The interdiction strategy was such a success in the West End that the High Point PD decided to try it in two other sections of the city that were also plagued with open drug sales. Operations in the Daniel Brooks Area and the South Side have met with equal success. The result is that High Point now has 20 percent less violent crime than it did in 2003.

And Sumner is certain that the dealers called in by the High Point PD did not just resume their careers in another location. Their files were flagged, indicating that charges are pending in High Point and can be activated if they commit an offense in any jurisdiction.

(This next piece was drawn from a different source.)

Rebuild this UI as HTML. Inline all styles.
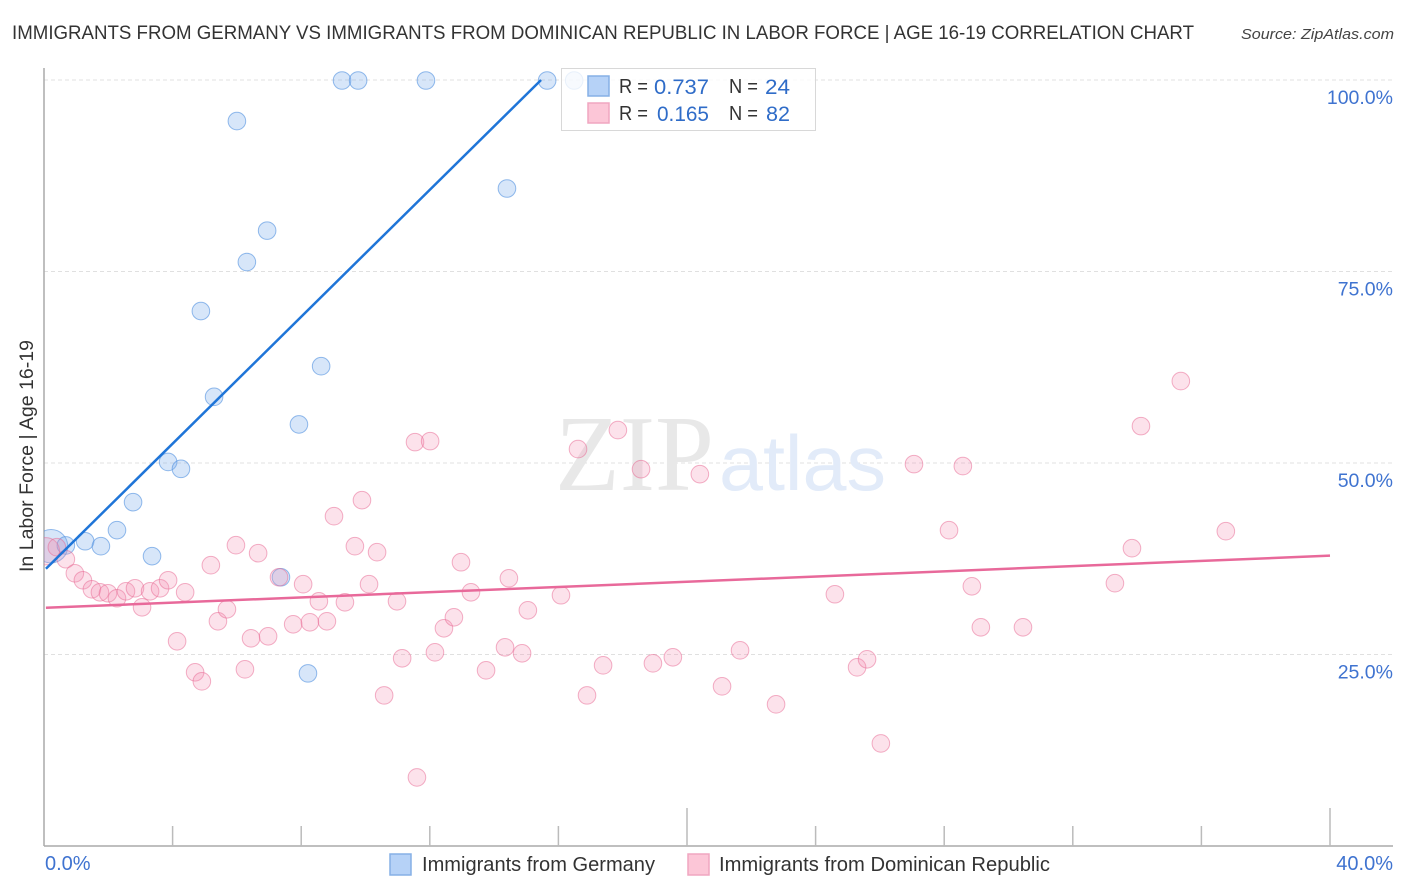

Some cops are skeptical that the High Point strategy can work in larger cities, but others are willing to give it a try. Operations are now under way or being considered in Winston-Salem, N.C., Newburgh, N.Y., Tucson, Ariz., Providence, R.I., and Kansas City, Mo.

"It's neighborhood based, so it really doesn't matter how big the city is," Sumner says. "Even bigger cities have neighborhoods and, if that neighborhood has a name and a sense of itself, I think this program will work."

Sumner's advice is to bite off one neighborhood at a time. "We needed to clean up three neighborhoods, but we knew that was too much for our force of 225 sworn to take on at one time. So we decided to take a beachhead approach. We took one neighborhood at a time, held it, and moved on to the next one. If you're a large city, do one neighborhood, get the publicity from that, and then move on to another one."